Well, 'Little Shop of Horrors' opened. I was terrified. It's been quite an eye opener for me, this project. For one, it's been a little while since I've had such a big challenge and it also happens to be the biggest job of my career so far. For two, working in a new way with a new director has been interesting. The show is a brilliant success and everything has worked out but it's interesting to come into contact with people that work in different ways. My weak point in acting has often been my movement. My (sometimes in the past) low body confidence has often caused me to feel insecure with movement choices when creating a character and so in this show when faced with a directer whose main skill is movement, I am faced with a challenge. I am a thinker. When I say thinker, I don't think I am one of those stuck-in-a-book actors, but I do like to make sure that everything, every movement, every joke comes from truth. Something which is sometimes hard to find in musical theatre.

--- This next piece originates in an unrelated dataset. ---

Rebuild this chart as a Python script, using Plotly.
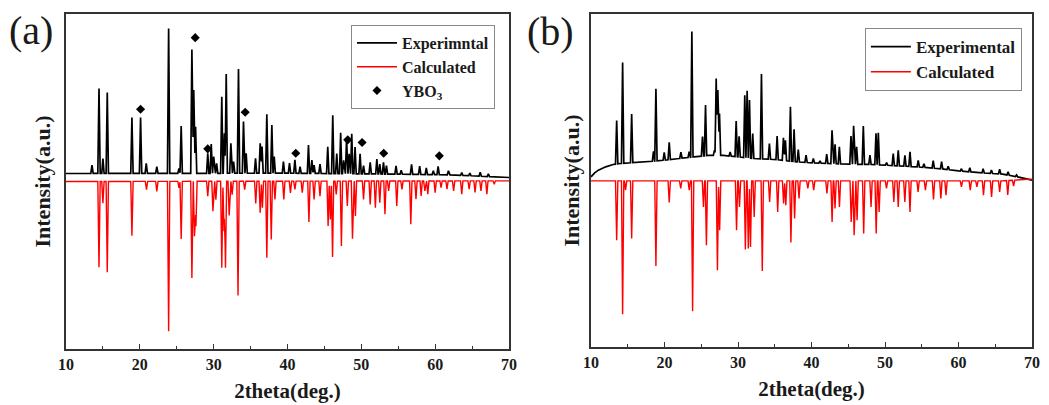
import numpy as np
import plotly.graph_objects as go

# ---------------- Panel (a) data (intensity in arbitrary units) ----------------
a_exp_bg_x = [10, 40, 55, 62, 67, 70]
a_exp_bg_y = [527, 528, 525, 523, 518, 515]
a_exp_pos = [13.52, 14.47, 15.0, 15.59, 18.93, 20.1, 20.87, 22.3, 23.9, 25.3, 25.6,
             27.05, 27.3, 27.55, 29.2, 29.67, 30.0, 30.4, 31.1, 31.45, 31.7, 32.33,
             32.7, 33.36, 34.04, 34.4, 35.67, 36.3, 36.55, 37.2, 37.88, 38.2, 39.45,
             40.27, 41.0, 41.7, 42.84, 43.3, 43.6, 44.4, 45.45, 46.13, 46.67, 47.2,
             47.6, 48.0, 48.35, 48.7, 49.15, 49.83, 50.3, 51.2, 52.1, 52.5, 53.0,
             53.4, 54.7, 55.4, 56.8, 57.9, 58.8, 59.75, 60.4, 61.8, 63.6, 64.7,
             66.1, 67.2]
a_exp_h = [25, 255, 45, 243, 168, 168, 30, 20, 435, 15, 142,
           372, 250, 140, 60, 88, 50, 30, 230, 120, 298, 90,
           35, 313, 155, 60, 45, 90, 80, 177, 145, 50, 35,
           30, 40, 20, 85, 40, 25, 28, 80, 175, 60, 123,
           40, 105, 60, 120, 80, 60, 25, 35, 45, 30, 35,
           25, 25, 12, 30, 25, 20, 12, 25, 12, 8, 8,
           12, 8]
a_calc_bg_x = [10, 70]
a_calc_bg_y = [503, 505]
a_calc_pos = [14.47, 15.0, 15.59, 18.93, 20.9, 22.3, 23.9, 25.3, 25.6, 27.05, 27.4,
              27.6, 29.2, 29.9, 30.3, 31.1, 31.4, 31.6, 32.1, 32.5, 33.3, 34.2,
              35.7, 36.3, 36.6, 37.2, 37.8, 38.3, 39.5, 40.4, 41.0, 42.0, 42.9,
              43.6, 44.4, 45.5, 45.8, 46.1, 46.6, 47.3, 48.1, 48.8, 49.2, 50.3,
              51.2, 51.9, 52.5, 53.2, 53.7, 54.8, 55.5, 56.7, 57.4, 58.1, 58.6,
              59.0, 60.0, 60.8, 61.6, 62.5, 63.6, 64.6, 65.4, 66.2, 67.0, 68.0]
a_calc_depth = [258, 65, 273, 163, 25, 30, 450, 20, 173, 290, 165,
                135, 45, 90, 55, 260, 150, 260, 103, 40, 343, 25,
                67, 95, 80, 230, 175, 55, 55, 35, 25, 35, 123,
                55, 45, 135, 115, 228, 40, 195, 75, 173, 105, 55,
                70, 80, 65, 100, 30, 75, 25, 130, 55, 45, 30,
                40, 35, 20, 25, 30, 40, 25, 35, 30, 40, 10]
a_ybo3_x = [20.1, 27.5, 29.2, 34.27, 41.12, 48.16, 50.1, 53.03, 60.56]
a_ybo3_y = [720, 935, 601, 711, 588, 628, 620, 588, 580]

# ---------------- Panel (b) data ----------------
b_exp_bg_x = [10, 10.5, 11, 12, 13, 14, 16, 18, 20, 22, 24, 26, 28, 30, 32, 35, 38,
              40, 42, 45, 48, 50, 55, 58, 60, 63, 66, 68, 70]
b_exp_bg_y = [510, 522, 530, 540, 547, 550, 553, 556, 560, 565, 570, 574, 574, 570,
              565, 562, 555, 552, 550, 548, 547, 545, 539, 533, 528, 522, 518, 510, 500]
b_exp_pos = [13.49, 14.3, 15.53, 18.5, 18.83, 19.96, 20.64, 22.23, 23.36, 23.72, 25.17,
             25.58, 26.8, 27.03, 27.25, 27.48, 28.93, 29.75, 30.15, 30.92, 31.24, 31.56,
             32.0, 33.19, 34.27, 35.32, 36.18, 36.45, 37.13, 37.63, 38.2, 39.26, 40.25,
             41.16, 42.07, 42.79, 43.2, 43.79, 45.37, 45.73, 46.14, 47.05, 47.95, 48.77,
             49.09, 50.22, 51.12, 51.8, 52.71, 53.4, 54.52, 55.3, 56.56, 57.7, 58.6,
             60.4, 61.54, 63.35, 64.48, 65.6, 66.75, 67.9]
b_exp_h = [130, 302, 146, 29, 216, 23, 52, 18, 17, 376, 58,
           152, 16, 231, 196, 126, 12, 107, 62, 187, 201, 174,
           75, 254, 47, 71, 68, 61, 163, 97, 37, 22, 13,
           7, 28, 100, 58, 51, 84, 115, 52, 115, 28, 94,
           96, 8, 36, 47, 33, 44, 20, 11, 23, 22, 10,
           7, 12, 13, 10, 14, 10, 5]
b_calc_bg_x = [10, 66, 70]
b_calc_bg_y = [498, 498, 503]
b_calc_pos = [13.49, 14.3, 14.7, 15.53, 18.83, 20.64, 22.2, 23.36, 23.82, 25.3, 25.7,
              27.2, 27.5, 29.8, 30.2, 31.0, 31.4, 31.7, 32.2, 33.3, 34.3, 35.4,
              36.2, 36.5, 37.2, 37.7, 38.3, 39.5, 40.3, 42.1, 42.8, 43.2, 43.8,
              45.4, 45.8, 46.2, 47.1, 48.1, 48.8, 49.2, 50.2, 51.2, 51.8, 52.7,
              53.4, 54.5, 55.5, 56.6, 57.6, 58.3, 60.4, 61.6, 62.5, 63.4, 64.5,
              65.6, 66.7, 67.5]
b_calc_depth = [178, 400, 28, 173, 255, 65, 23, 28, 391, 78, 193,
                268, 148, 148, 78, 206, 203, 198, 108, 270, 63, 93,
                68, 73, 185, 113, 53, 23, 28, 38, 123, 83, 78,
                123, 163, 118, 158, 78, 158, 93, 23, 63, 78, 63,
                93, 33, 28, 56, 53, 43, 18, 28, 18, 43, 48,
                33, 43, 18]

x_ticks = [10, 20, 30, 40, 50, 60, 70]


def profile(bg_x, bg_y, pos, amp, sign, w=0.16):
    """Piecewise-linear pattern: background plus narrow triangular peaks."""
    pos = np.asarray(pos, float)
    amp = np.asarray(amp, float)
    xs = np.unique(np.concatenate([np.asarray(bg_x, float), pos, pos - w, pos + w]))
    xs = xs[(xs >= 10) & (xs <= 70)]
    ys = np.interp(xs, bg_x, bg_y)
    for p, a in zip(pos, amp):
        ys = ys + sign * a * np.clip(1 - np.abs(xs - p) / w, 0, None)
    return xs, ys


FONT = "Times New Roman, Liberation Serif, serif"
FRAME = "#333333"
TXT = "#1a1a1a"

fig = go.Figure()

ax_x, ay_y = profile(a_exp_bg_x, a_exp_bg_y, a_exp_pos, a_exp_h, +1)
fig.add_trace(go.Scatter(x=ax_x, y=ay_y, mode="lines", name="Experimntal",
                         line=dict(color="black", width=1.7), xaxis="x", yaxis="y",
                         legend="legend"))
cx, cy = profile(a_calc_bg_x, a_calc_bg_y, a_calc_pos, a_calc_depth, -1)
fig.add_trace(go.Scatter(x=cx, y=cy, mode="lines", name="Calculated",
                         line=dict(color="#ff0000", width=1.4), xaxis="x", yaxis="y",
                         legend="legend"))
fig.add_trace(go.Scatter(x=a_ybo3_x, y=a_ybo3_y, mode="markers", name="YBO<sub>3</sub>",
                         marker=dict(symbol="diamond", size=7, color="black"),
                         xaxis="x", yaxis="y", legend="legend"))

bx, by = profile(b_exp_bg_x, b_exp_bg_y, b_exp_pos, b_exp_h, +1)
fig.add_trace(go.Scatter(x=bx, y=by, mode="lines", name="Experimental",
                         line=dict(color="black", width=1.7), xaxis="x2", yaxis="y2",
                         legend="legend2"))
dx, dy = profile(b_calc_bg_x, b_calc_bg_y, b_calc_pos, b_calc_depth, -1)
fig.add_trace(go.Scatter(x=dx, y=dy, mode="lines", name="Calculated",
                         line=dict(color="#ff0000", width=1.4), xaxis="x2", yaxis="y2",
                         legend="legend2"))


def xaxis(domain, anchor):
    return dict(domain=domain, anchor=anchor, range=[10, 70], tickvals=x_ticks,
                automargin=False,
                ticks="inside", ticklen=5, tickwidth=1.3, tickcolor=FRAME,
                minor=dict(dtick=5, tick0=10, ticks="inside", ticklen=3, tickwidth=1.3,
                           tickcolor=FRAME),
                showline=True, mirror=True, linecolor=FRAME, linewidth=1.6,
                showgrid=False, zeroline=False,
                tickfont=dict(family=FONT, size=16, color=TXT, weight="bold"),
                title=dict(text="2theta(deg.)", standoff=11,
                           font=dict(family=FONT, size=21, color=TXT, weight="bold")))


def yaxis(domain, anchor, rng, standoff):
    return dict(domain=domain, anchor=anchor, range=rng, showticklabels=False,
                automargin=False,
                ticks="", showline=True, mirror=True, linecolor=FRAME, linewidth=1.6,
                showgrid=False, zeroline=False,
                title=dict(text="Intensity(a.u.)", standoff=standoff,
                           font=dict(family=FONT, size=22, color=TXT, weight="bold")))


# The page body adds an 8 px offset, so the figure is 8 px smaller in each direction
fig.update_layout(
    width=1041, height=397,
    margin=dict(l=58, r=17, t=6, b=56),
    paper_bgcolor="white", plot_bgcolor="white",
    xaxis=xaxis([0, 0.4586], "y"),
    yaxis=yaxis([0, 1], "x", [0, 1006], 8),
    xaxis2=xaxis([0.5435, 1], "y2"),
    yaxis2=yaxis([0.006, 1], "x2", [0, 998], 4),
    legend=dict(x=0.295, y=0.967, xanchor="left", yanchor="top",
                bordercolor="#888", borderwidth=1, bgcolor="white",
                itemwidth=40, entrywidth=112,
                font=dict(family=FONT, size=16, color=TXT, weight="bold")),
    legend2=dict(x=0.827, y=0.958, xanchor="left", yanchor="top",
                 bordercolor="#888", borderwidth=1, bgcolor="white",
                 itemwidth=40, entrywidth=130,
                 font=dict(family=FONT, size=17, color=TXT, weight="bold")),
    annotations=[
        dict(text="(a)", xref="paper", yref="paper", x=-0.0362, y=0.95,
             xanchor="center", yanchor="middle",
             showarrow=False, font=dict(family=FONT, size=40, color=TXT)),
        dict(text="(b)", xref="paper", yref="paper", x=0.502, y=0.947,
             xanchor="center", yanchor="middle",
             showarrow=False, font=dict(family=FONT, size=40, color=TXT)),
    ],
)

fig.write_html("out.html")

But, the show is open, and I am learning something new every day. The cast are fabulous and I'm looking forward to settling into our short run now that rehearsals are over. Press night tomorrow. Fingers crossed for more lovely reviews.
Talking of low body confidence - this has been something that has had me torn up inside for years and years and I've finally decided to do something about it. No, I'm not seeing a shrink or seeing a hypnotist (all of these things I have considered), I am taking up Burlesque classes. And I am terrified. Ok so I've always been an impulsive person. But this sudden impulse requires me to stand on stage at Madame Jojo's in little more than knickers and some stickers on my boobs. Hmm. I am going to the classes with Tigz Rice (Burlesque photographer extraordinaire) and she is looking for increased body confidence too. There's no doubt about it, I will be eating a lot better and working out more in the build up to this momentus event BUT won't it be wonderful to stand on stage and feel beautiful and liberated? I hope so, Gok Wan seems to believe in this method so why can't I? If in december you find me locked away under a mountain of dorito bags you can guess it probably didn't go to plan......
It was my birthday yesterday. And what a lovely birthday it was. Cocktails with friends, dirty kebab, breakfast in bed, morning napping, new ipod and babiliss hair rollers (yes!), posh nosh lunch at the top of the oxo towere with my beloved, ring shopping (although I'm yet to pick the right one) and 'Betwixt' at Trafalgar Studios (brilliantly bizarre - although slightly upset that Ellen Greene had left the cast and I had not realised). 23. Don't think I can claim to be the baby anymore. Although, God bless those friends that will always be ten years older - you know who you are - (you will always be my favorites).
This morning I had my first meeting with Miles, the director and choreographer of our new Burlesque/Follies/Revue/Show/Spectacular at Proud Cabaret. Not much to report, lots of idea being thrown around - all of which I like. Let's just say, Madonna better watch out. Coco's going VOGUE.
Summer is quickly fading and christmas seems to be approaching quicker than is humanly possible. But this year I don't mind. If my luck carries on the way it's been going I'm happy for life to trundle along at whatever pace it wants. Love, work, family, friends. Yep, things are pretty peachy. (Ok, some sunshine would be nice but we can't have it all).